Jura has always occupied a curious position in the Scottish whisky landscape. Situated on the Isle of Jura — one of the least populated islands in the Inner Hebrides, with barely two hundred residents and considerably more deer — the distillery produces a style that sits apart from the heavily peated malts many associate with island whisky. The Jura Caribbean Rum Cask expression takes that already distinctive house character and steers it somewhere unexpected, finishing the single malt in ex-rum casks sourced from the Caribbean. It's a move that could easily tip into gimmick territory, but I think there's genuine merit here.
At 40% ABV and carrying no age statement, this isn't a whisky that's trying to impress you with pedigree or cask strength muscle. It's pitched squarely as an accessible, flavour-forward dram — and on those terms, it largely delivers. The rum cask influence is the centrepiece, and Jura have leaned into it without apology. What you get is a single malt that trades the coastal minerality you might expect from an island distillery for something warmer, sweeter, and altogether more tropical in character.
The NAS designation will raise eyebrows among purists, and I understand that instinct. But I'd argue the rum cask finishing here does a credible job of building complexity that compensates for whatever youth might be in the vatting. This is a whisky that knows what it wants to be, and commits to it. There's no identity crisis in the glass.
Tasting Notes
I'll hold off on publishing detailed tasting notes for this expression until I've had the opportunity to sit with it properly across multiple sessions. What I will say is that the rum cask influence is immediately apparent on the nose and carries through to the palate. Expect a profile that leans toward tropical fruit, brown sugar, and baking spice, underpinned by that lighter, slightly oily Jura spirit. The finish is warm without overstaying its welcome — appropriate for the ABV.
The Verdict
At £39.25, the Jura Caribbean Rum Cask sits in a competitive bracket. You're up against some well-established expressions at that price point, and this bottle needs to justify its shelf space. I think it does — primarily because it offers something genuinely different. This isn't another sherry-finished highland malt or a bourbon-cask Speysider. The rum influence gives it a personality that stands out, and the island provenance adds a layer of interest that purely mainland distilleries can't replicate.

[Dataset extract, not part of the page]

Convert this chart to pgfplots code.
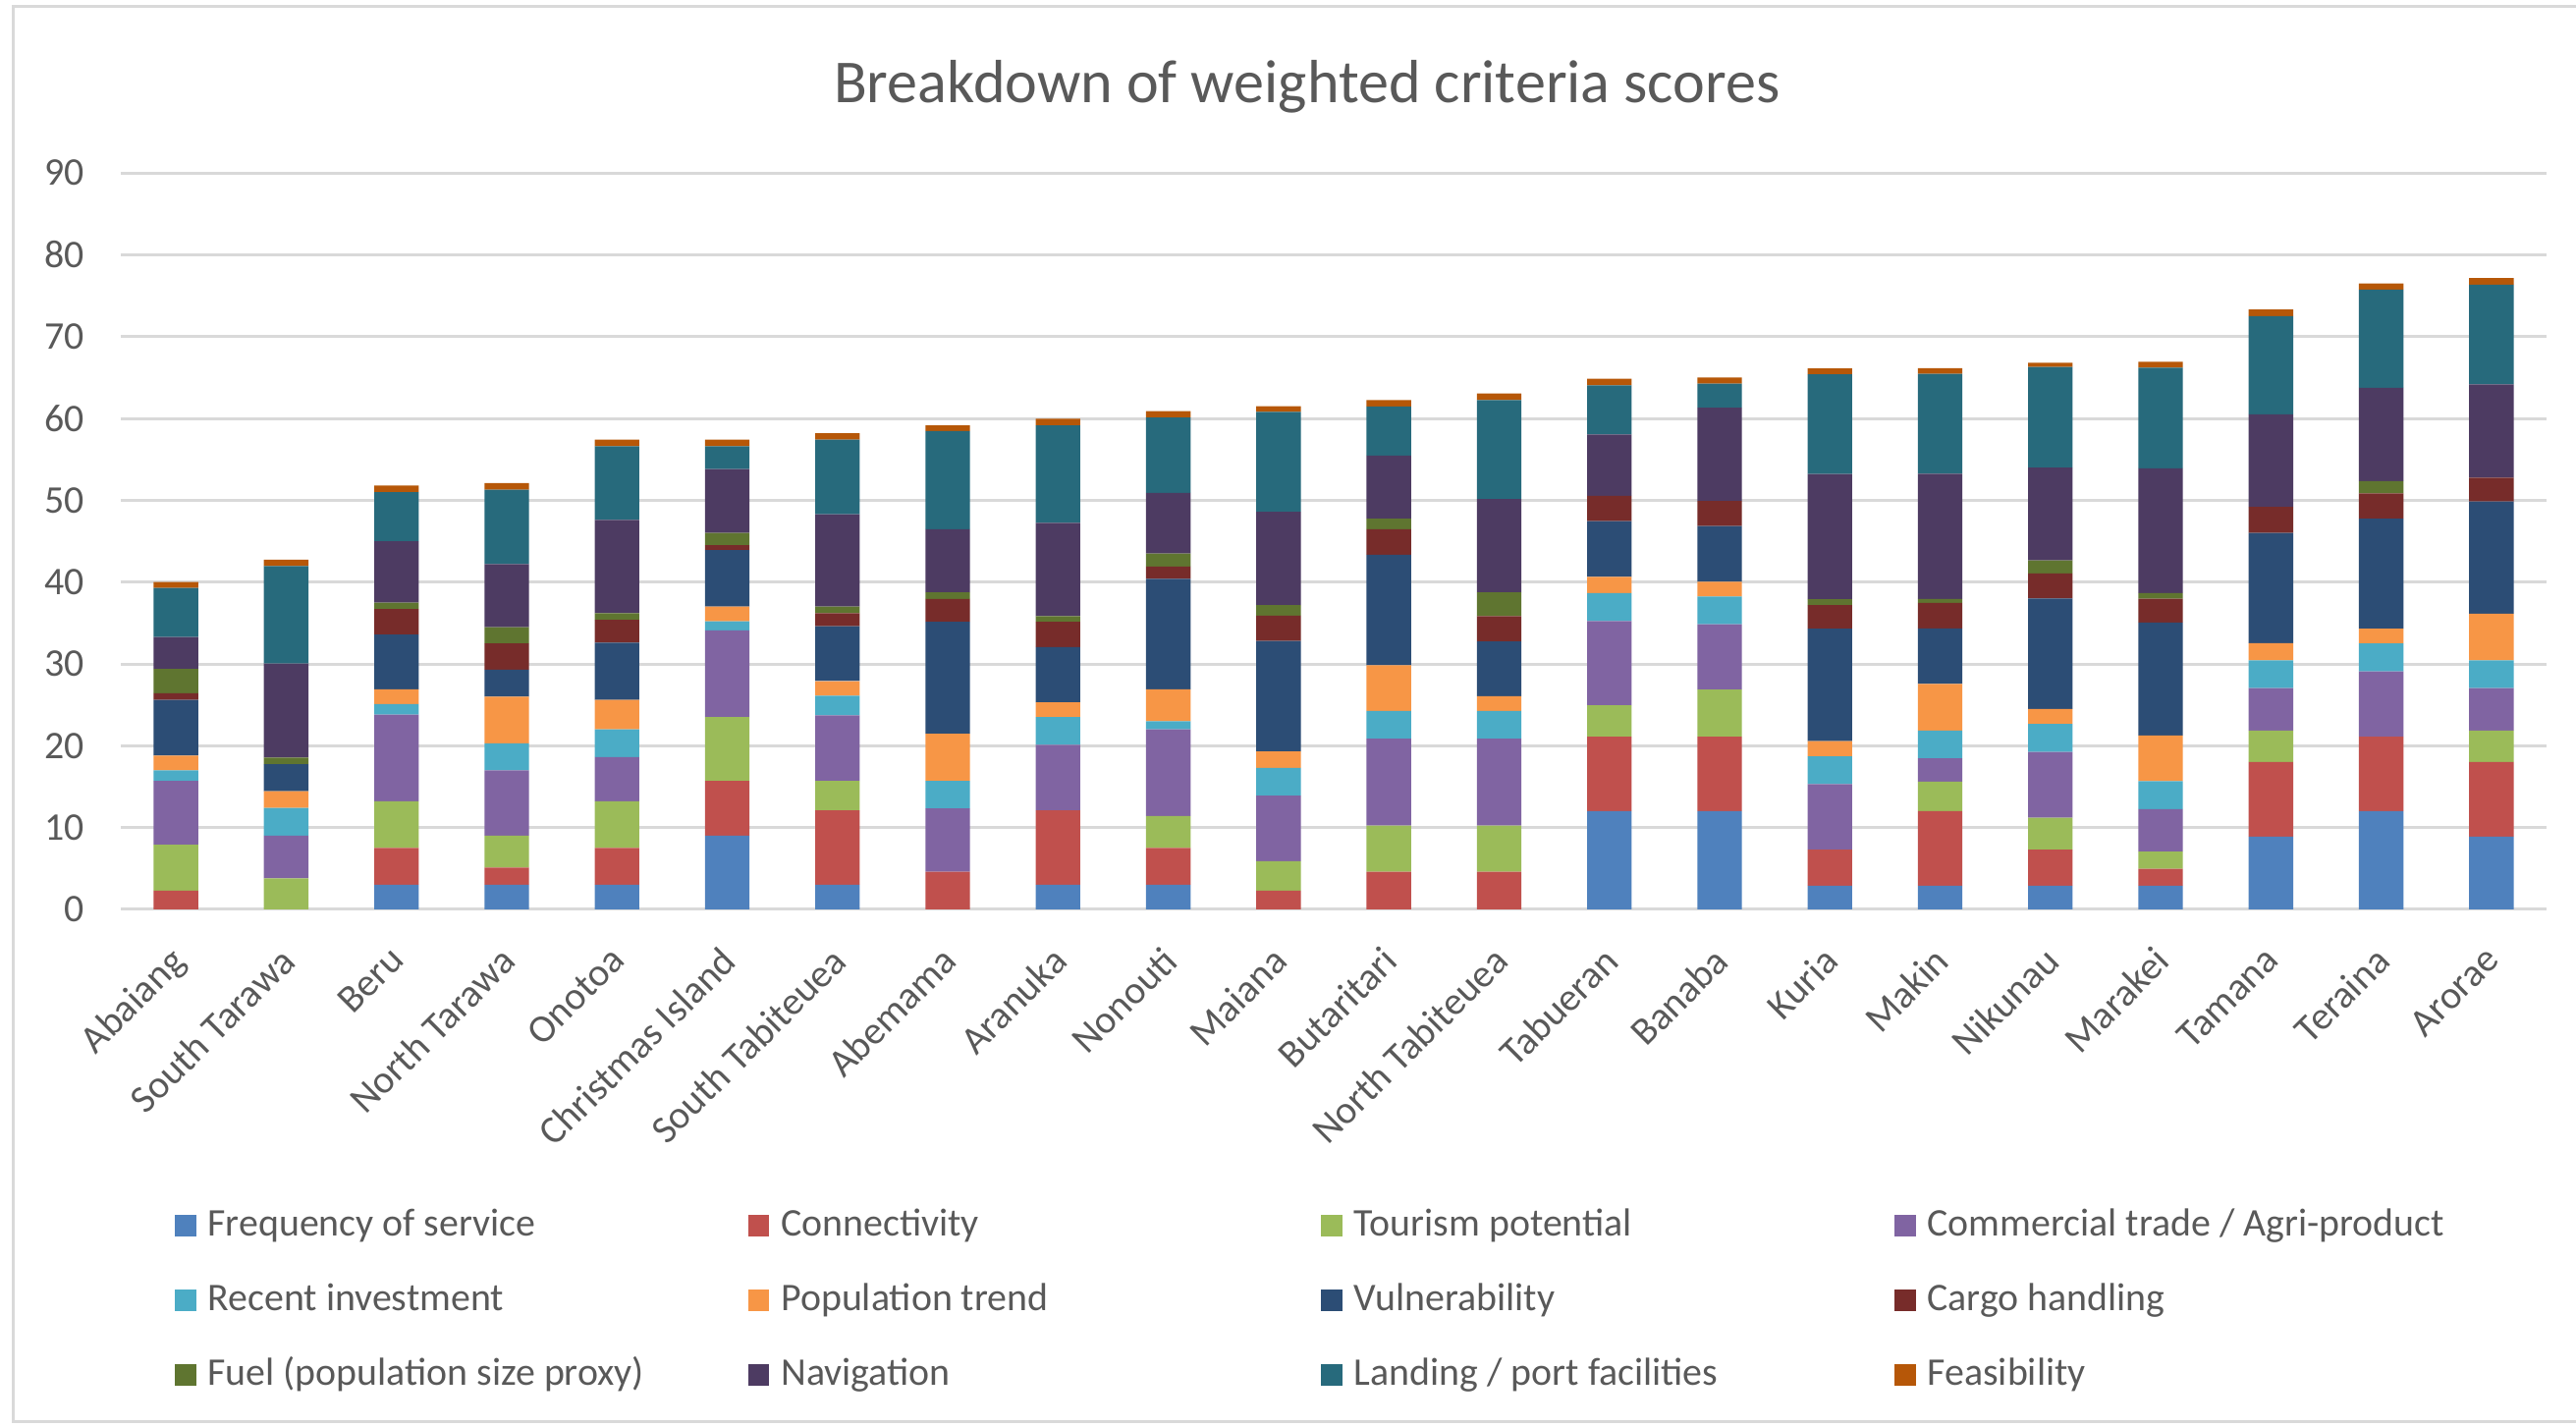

A rating of 7.7 feels right. It's a well-made, enjoyable whisky that doesn't pretend to be something it isn't. The rum cask finishing is handled with a confident hand — present and characterful without bulldozing the underlying spirit. It loses a point or two for the low bottling strength, which I suspect would reward an extra few percentage points, and the NAS approach means you're trusting the blender's palate rather than the calendar. But those are quibbles rather than failings. For someone looking to explore beyond the conventional, or for a whisky drinker who enjoys rum-influenced spirits, this is a genuinely worthwhile purchase.
Best Served
This is a natural Highball whisky. Pour a measure over ice in a tall glass, top with a good soda water, and garnish with a thin wheel of orange. The effervescence lifts those tropical, rum-influenced notes beautifully, and the lower ABV means it doesn't lose its nerve when diluted. That said, it's perfectly pleasant neat on a warm evening — the sweetness and fruit character make it an easy sipper without any need for water. I wouldn't complicate it with anything beyond that.